Here’s Proof That Stocks Were Never an Inflation Hedge

Credit Suisse says that investors are relearning the law of risk and return, and advises them to adjust their future expectations accordingly.

Bigstock Photo

Bigstock Photo

History can’t be changed, but Credit Suisse hopes that investors will learn from it.

Since 1999, the Credit Suisse Research Institute has published a guide to historical long-run returns called the Global Investment Returns Yearbook. It partners with the London Business School to create the report, a 272-page highly anticipated finance tome that now covers the performance of major asset classes in 35 countries since 1900.

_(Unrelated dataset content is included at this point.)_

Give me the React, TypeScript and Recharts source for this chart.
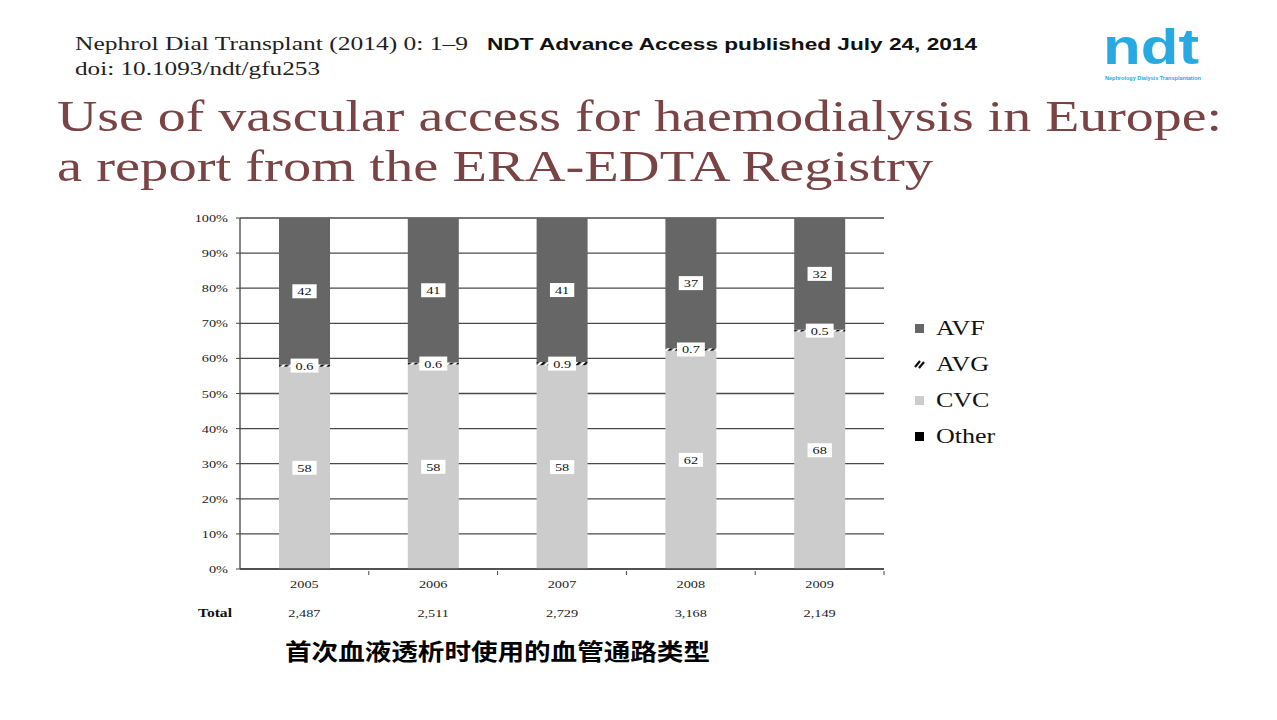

From 1900 through 2022, stocks across the globe had annualized real returns of 5 percent, compared to 1.7 percent for bonds, according to the 2023 report, which was published on Thursday. Over that same period, the country with the best performing stock market was Australia, which in U.S. dollar terms had an annualized real return of 6.43 percent. The U.S. was right behind the Aussies at 6.38 percent.

With bonds delivering stock-like returns since the 1980s, investors got a shock this year as historical relationships returned. Inflation and rising rates will pummel bonds. Losses on bonds were historically bad in most countries last year.

“When inflation was exceedingly low, in periods of deflation, bonds did quite well. In periods of high inflation, bonds did absolutely dreadfully, and that’s exactly what you’d expect,” said Paul Marsh, emeritus professor of finance at the London Business School, during a presentation on the report Thursday. Marsh, who previously served as a dean at the school, has been a consultant to financial services firms, and was part of the team that designed, among other things, the FTSE 100 Share Index.

But, according to the authors, this year’s report should also serve as an important reminder that stocks were never an inflation hedge.


“Equities are not an inflation hedge. When inflation is high, they tend to do poorly. But in the long run, they have beaten inflation, so a lot of people claim they’re an inflation hedge, but [that claim is the result of confusion]. In the long run, stocks beat inflation, but they do it because of the equity risk premium. They are not an inflation hedge. They have a negative correlation with inflation,” said Marsh.

And the performance of portfolios in 2022 proved that point, he said. The hedge that investors thought they had created by investing in both stocks and bonds failed due to inflation, sharp increases in real interest rates, and rate-hiking cycles.

As the authors explained in the report, “a historical risk premium in equity and bond returns relative to bills exists for a reason, that being a necessary payment for the risk of volatility and drawdown. A prolonged period of high and stable real returns had perhaps dimmed the focus of many here.”

Years of outsize returns also lulled investors on the correlation between stocks and bonds. Fixed income has historically acted as a portfolio stabilizer when markets are declining. When stocks tank, bonds have done well. But that correlation has changed over time.

From 1900-1949, Marsh explained, Credit Suisse found that the average correlation between stocks and bonds globally was 0.45, while from 1950 to 1999, the relationship had a correlation of 0.34.

As the authors wrote in the report: “The recent fortunes of 60/40 equity/bond strategies are a painful example of this, having trusted too heavily in the recent negative correlations between the two assets rather than properly consulting the history books.”

To be clear, the report doesn’t recommend that investors abandon their investments in stocks and bonds, or that they should choose one asset class over the other. Its primary goal is to demonstrate that some of the financial and economic relationships and connections that many investors make either don’t exist or don’t always operate the way people think they do.